** begin **

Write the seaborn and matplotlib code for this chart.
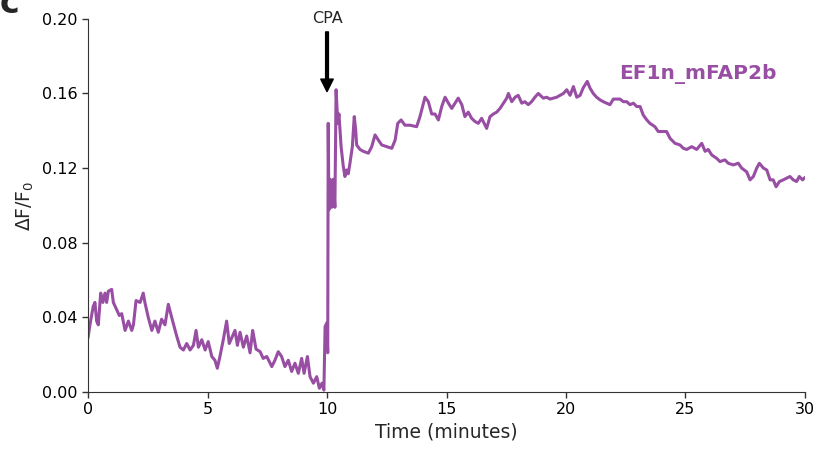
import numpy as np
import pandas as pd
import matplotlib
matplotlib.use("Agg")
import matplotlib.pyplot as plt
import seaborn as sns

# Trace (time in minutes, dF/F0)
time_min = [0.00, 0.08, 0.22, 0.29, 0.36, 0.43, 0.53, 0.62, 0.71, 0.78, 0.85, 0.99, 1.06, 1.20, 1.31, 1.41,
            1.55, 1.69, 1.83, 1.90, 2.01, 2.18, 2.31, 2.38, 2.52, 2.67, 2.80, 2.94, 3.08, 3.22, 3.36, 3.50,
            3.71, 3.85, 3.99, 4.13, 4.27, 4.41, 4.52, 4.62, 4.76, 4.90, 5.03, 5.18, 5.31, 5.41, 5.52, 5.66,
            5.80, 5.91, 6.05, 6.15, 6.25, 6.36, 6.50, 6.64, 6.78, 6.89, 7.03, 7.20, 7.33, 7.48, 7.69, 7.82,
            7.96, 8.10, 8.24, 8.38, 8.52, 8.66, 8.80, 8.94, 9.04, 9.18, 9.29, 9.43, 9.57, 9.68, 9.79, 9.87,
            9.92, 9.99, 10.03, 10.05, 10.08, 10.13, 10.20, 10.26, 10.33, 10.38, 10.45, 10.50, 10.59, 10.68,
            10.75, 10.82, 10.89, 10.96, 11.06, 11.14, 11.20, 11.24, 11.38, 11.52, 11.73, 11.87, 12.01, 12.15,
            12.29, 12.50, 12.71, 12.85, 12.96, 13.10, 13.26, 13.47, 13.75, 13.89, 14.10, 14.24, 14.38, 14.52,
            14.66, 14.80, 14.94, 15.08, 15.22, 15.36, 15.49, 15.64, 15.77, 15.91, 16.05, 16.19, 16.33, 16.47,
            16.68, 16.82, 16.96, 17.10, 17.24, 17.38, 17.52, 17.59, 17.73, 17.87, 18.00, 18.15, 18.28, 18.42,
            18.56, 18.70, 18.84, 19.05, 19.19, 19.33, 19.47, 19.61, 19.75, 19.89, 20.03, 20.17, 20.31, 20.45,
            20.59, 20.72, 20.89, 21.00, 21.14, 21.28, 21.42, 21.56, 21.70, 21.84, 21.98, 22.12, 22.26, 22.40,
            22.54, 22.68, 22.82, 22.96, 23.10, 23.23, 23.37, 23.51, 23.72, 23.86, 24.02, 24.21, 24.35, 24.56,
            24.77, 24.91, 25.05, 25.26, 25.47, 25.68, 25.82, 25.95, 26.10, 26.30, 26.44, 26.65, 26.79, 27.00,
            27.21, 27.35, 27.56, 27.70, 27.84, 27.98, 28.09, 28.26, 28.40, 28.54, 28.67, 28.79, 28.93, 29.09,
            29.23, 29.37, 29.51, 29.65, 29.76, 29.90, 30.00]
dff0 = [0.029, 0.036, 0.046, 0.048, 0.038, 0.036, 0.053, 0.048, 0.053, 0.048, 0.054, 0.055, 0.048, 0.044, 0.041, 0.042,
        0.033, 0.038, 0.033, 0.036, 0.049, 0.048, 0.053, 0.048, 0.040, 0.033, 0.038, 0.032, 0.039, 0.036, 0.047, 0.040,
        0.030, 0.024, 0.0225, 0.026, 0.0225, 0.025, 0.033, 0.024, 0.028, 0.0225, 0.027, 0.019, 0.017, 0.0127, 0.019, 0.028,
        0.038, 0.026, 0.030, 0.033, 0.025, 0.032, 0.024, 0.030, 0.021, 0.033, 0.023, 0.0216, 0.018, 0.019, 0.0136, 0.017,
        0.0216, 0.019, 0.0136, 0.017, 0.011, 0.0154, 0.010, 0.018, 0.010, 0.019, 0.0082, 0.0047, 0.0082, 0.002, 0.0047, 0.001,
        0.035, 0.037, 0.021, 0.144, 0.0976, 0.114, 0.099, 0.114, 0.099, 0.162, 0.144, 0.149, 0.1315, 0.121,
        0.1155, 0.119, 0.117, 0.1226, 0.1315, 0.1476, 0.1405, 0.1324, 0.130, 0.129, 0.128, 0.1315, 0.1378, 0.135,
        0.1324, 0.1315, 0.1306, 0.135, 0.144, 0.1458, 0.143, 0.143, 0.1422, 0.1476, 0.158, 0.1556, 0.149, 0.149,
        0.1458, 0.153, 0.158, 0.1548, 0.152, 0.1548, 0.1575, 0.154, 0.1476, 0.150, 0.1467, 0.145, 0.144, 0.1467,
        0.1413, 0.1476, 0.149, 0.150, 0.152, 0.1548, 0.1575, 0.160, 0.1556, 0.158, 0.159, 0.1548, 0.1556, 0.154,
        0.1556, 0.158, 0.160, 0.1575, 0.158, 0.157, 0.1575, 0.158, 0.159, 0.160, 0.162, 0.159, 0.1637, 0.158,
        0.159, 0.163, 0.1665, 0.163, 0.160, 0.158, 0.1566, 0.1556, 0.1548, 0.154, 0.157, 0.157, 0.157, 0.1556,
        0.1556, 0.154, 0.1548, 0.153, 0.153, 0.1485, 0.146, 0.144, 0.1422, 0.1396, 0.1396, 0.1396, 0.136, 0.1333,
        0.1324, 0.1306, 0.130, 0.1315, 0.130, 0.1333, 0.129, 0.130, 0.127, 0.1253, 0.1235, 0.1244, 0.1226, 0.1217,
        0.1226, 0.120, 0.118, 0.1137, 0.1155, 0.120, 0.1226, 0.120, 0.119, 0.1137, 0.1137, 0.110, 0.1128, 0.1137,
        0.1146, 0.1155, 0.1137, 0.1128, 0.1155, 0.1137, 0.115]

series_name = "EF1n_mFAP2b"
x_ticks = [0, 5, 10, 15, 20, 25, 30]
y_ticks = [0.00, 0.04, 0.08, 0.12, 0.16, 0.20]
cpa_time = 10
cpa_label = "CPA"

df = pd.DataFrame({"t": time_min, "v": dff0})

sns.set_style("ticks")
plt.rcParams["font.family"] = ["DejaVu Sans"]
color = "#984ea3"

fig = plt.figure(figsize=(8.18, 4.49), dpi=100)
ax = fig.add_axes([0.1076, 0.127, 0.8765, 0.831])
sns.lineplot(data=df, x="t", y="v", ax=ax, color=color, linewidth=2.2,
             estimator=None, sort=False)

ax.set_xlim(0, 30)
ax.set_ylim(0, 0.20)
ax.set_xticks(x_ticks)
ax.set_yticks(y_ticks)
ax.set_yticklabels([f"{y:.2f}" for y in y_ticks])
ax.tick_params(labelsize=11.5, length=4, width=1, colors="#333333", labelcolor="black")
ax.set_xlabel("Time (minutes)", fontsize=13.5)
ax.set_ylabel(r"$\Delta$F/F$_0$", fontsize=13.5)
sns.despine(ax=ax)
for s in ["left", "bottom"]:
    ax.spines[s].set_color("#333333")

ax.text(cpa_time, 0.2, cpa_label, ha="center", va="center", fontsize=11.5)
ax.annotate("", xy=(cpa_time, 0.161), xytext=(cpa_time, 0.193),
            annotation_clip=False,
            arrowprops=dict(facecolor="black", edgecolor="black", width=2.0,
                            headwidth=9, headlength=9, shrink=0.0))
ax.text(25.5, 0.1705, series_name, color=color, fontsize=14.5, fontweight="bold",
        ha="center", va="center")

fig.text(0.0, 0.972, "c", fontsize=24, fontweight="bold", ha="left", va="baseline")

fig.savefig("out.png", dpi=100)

** end **

** What is being asked **
Write out the listing above again, exactly, but with no pictures in the copy.

** Finished answer **
Write the seaborn and matplotlib code for this chart.
import numpy as np
import pandas as pd
import matplotlib
matplotlib.use("Agg")
import matplotlib.pyplot as plt
import seaborn as sns

# Trace (time in minutes, dF/F0)
time_min = [0.00, 0.08, 0.22, 0.29, 0.36, 0.43, 0.53, 0.62, 0.71, 0.78, 0.85, 0.99, 1.06, 1.20, 1.31, 1.41,
            1.55, 1.69, 1.83, 1.90, 2.01, 2.18, 2.31, 2.38, 2.52, 2.67, 2.80, 2.94, 3.08, 3.22, 3.36, 3.50,
            3.71, 3.85, 3.99, 4.13, 4.27, 4.41, 4.52, 4.62, 4.76, 4.90, 5.03, 5.18, 5.31, 5.41, 5.52, 5.66,
            5.80, 5.91, 6.05, 6.15, 6.25, 6.36, 6.50, 6.64, 6.78, 6.89, 7.03, 7.20, 7.33, 7.48, 7.69, 7.82,
            7.96, 8.10, 8.24, 8.38, 8.52, 8.66, 8.80, 8.94, 9.04, 9.18, 9.29, 9.43, 9.57, 9.68, 9.79, 9.87,
            9.92, 9.99, 10.03, 10.05, 10.08, 10.13, 10.20, 10.26, 10.33, 10.38, 10.45, 10.50, 10.59, 10.68,
            10.75, 10.82, 10.89, 10.96, 11.06, 11.14, 11.20, 11.24, 11.38, 11.52, 11.73, 11.87, 12.01, 12.15,
            12.29, 12.50, 12.71, 12.85, 12.96, 13.10, 13.26, 13.47, 13.75, 13.89, 14.10, 14.24, 14.38, 14.52,
            14.66, 14.80, 14.94, 15.08, 15.22, 15.36, 15.49, 15.64, 15.77, 15.91, 16.05, 16.19, 16.33, 16.47,
            16.68, 16.82, 16.96, 17.10, 17.24, 17.38, 17.52, 17.59, 17.73, 17.87, 18.00, 18.15, 18.28, 18.42,
            18.56, 18.70, 18.84, 19.05, 19.19, 19.33, 19.47, 19.61, 19.75, 19.89, 20.03, 20.17, 20.31, 20.45,
            20.59, 20.72, 20.89, 21.00, 21.14, 21.28, 21.42, 21.56, 21.70, 21.84, 21.98, 22.12, 22.26, 22.40,
            22.54, 22.68, 22.82, 22.96, 23.10, 23.23, 23.37, 23.51, 23.72, 23.86, 24.02, 24.21, 24.35, 24.56,
            24.77, 24.91, 25.05, 25.26, 25.47, 25.68, 25.82, 25.95, 26.10, 26.30, 26.44, 26.65, 26.79, 27.00,
            27.21, 27.35, 27.56, 27.70, 27.84, 27.98, 28.09, 28.26, 28.40, 28.54, 28.67, 28.79, 28.93, 29.09,
            29.23, 29.37, 29.51, 29.65, 29.76, 29.90, 30.00]
dff0 = [0.029, 0.036, 0.046, 0.048, 0.038, 0.036, 0.053, 0.048, 0.053, 0.048, 0.054, 0.055, 0.048, 0.044, 0.041, 0.042,
        0.033, 0.038, 0.033, 0.036, 0.049, 0.048, 0.053, 0.048, 0.040, 0.033, 0.038, 0.032, 0.039, 0.036, 0.047, 0.040,
        0.030, 0.024, 0.0225, 0.026, 0.0225, 0.025, 0.033, 0.024, 0.028, 0.0225, 0.027, 0.019, 0.017, 0.0127, 0.019, 0.028,
        0.038, 0.026, 0.030, 0.033, 0.025, 0.032, 0.024, 0.030, 0.021, 0.033, 0.023, 0.0216, 0.018, 0.019, 0.0136, 0.017,
        0.0216, 0.019, 0.0136, 0.017, 0.011, 0.0154, 0.010, 0.018, 0.010, 0.019, 0.0082, 0.0047, 0.0082, 0.002, 0.0047, 0.001,
        0.035, 0.037, 0.021, 0.144, 0.0976, 0.114, 0.099, 0.114, 0.099, 0.162, 0.144, 0.149, 0.1315, 0.121,
        0.1155, 0.119, 0.117, 0.1226, 0.1315, 0.1476, 0.1405, 0.1324, 0.130, 0.129, 0.128, 0.1315, 0.1378, 0.135,
        0.1324, 0.1315, 0.1306, 0.135, 0.144, 0.1458, 0.143, 0.143, 0.1422, 0.1476, 0.158, 0.1556, 0.149, 0.149,
        0.1458, 0.153, 0.158, 0.1548, 0.152, 0.1548, 0.1575, 0.154, 0.1476, 0.150, 0.1467, 0.145, 0.144, 0.1467,
        0.1413, 0.1476, 0.149, 0.150, 0.152, 0.1548, 0.1575, 0.160, 0.1556, 0.158, 0.159, 0.1548, 0.1556, 0.154,
        0.1556, 0.158, 0.160, 0.1575, 0.158, 0.157, 0.1575, 0.158, 0.159, 0.160, 0.162, 0.159, 0.1637, 0.158,
        0.159, 0.163, 0.1665, 0.163, 0.160, 0.158, 0.1566, 0.1556, 0.1548, 0.154, 0.157, 0.157, 0.157, 0.1556,
        0.1556, 0.154, 0.1548, 0.153, 0.153, 0.1485, 0.146, 0.144, 0.1422, 0.1396, 0.1396, 0.1396, 0.136, 0.1333,
        0.1324, 0.1306, 0.130, 0.1315, 0.130, 0.1333, 0.129, 0.130, 0.127, 0.1253, 0.1235, 0.1244, 0.1226, 0.1217,
        0.1226, 0.120, 0.118, 0.1137, 0.1155, 0.120, 0.1226, 0.120, 0.119, 0.1137, 0.1137, 0.110, 0.1128, 0.1137,
        0.1146, 0.1155, 0.1137, 0.1128, 0.1155, 0.1137, 0.115]

series_name = "EF1n_mFAP2b"
x_ticks = [0, 5, 10, 15, 20, 25, 30]
y_ticks = [0.00, 0.04, 0.08, 0.12, 0.16, 0.20]
cpa_time = 10
cpa_label = "CPA"

df = pd.DataFrame({"t": time_min, "v": dff0})

sns.set_style("ticks")
plt.rcParams["font.family"] = ["DejaVu Sans"]
color = "#984ea3"

fig = plt.figure(figsize=(8.18, 4.49), dpi=100)
ax = fig.add_axes([0.1076, 0.127, 0.8765, 0.831])
sns.lineplot(data=df, x="t", y="v", ax=ax, color=color, linewidth=2.2,
             estimator=None, sort=False)

ax.set_xlim(0, 30)
ax.set_ylim(0, 0.20)
ax.set_xticks(x_ticks)
ax.set_yticks(y_ticks)
ax.set_yticklabels([f"{y:.2f}" for y in y_ticks])
ax.tick_params(labelsize=11.5, length=4, width=1, colors="#333333", labelcolor="black")
ax.set_xlabel("Time (minutes)", fontsize=13.5)
ax.set_ylabel(r"$\Delta$F/F$_0$", fontsize=13.5)
sns.despine(ax=ax)
for s in ["left", "bottom"]:
    ax.spines[s].set_color("#333333")

ax.text(cpa_time, 0.2, cpa_label, ha="center", va="center", fontsize=11.5)
ax.annotate("", xy=(cpa_time, 0.161), xytext=(cpa_time, 0.193),
            annotation_clip=False,
            arrowprops=dict(facecolor="black", edgecolor="black", width=2.0,
                            headwidth=9, headlength=9, shrink=0.0))
ax.text(25.5, 0.1705, series_name, color=color, fontsize=14.5, fontweight="bold",
        ha="center", va="center")

fig.text(0.0, 0.972, "c", fontsize=24, fontweight="bold", ha="left", va="baseline")

fig.savefig("out.png", dpi=100)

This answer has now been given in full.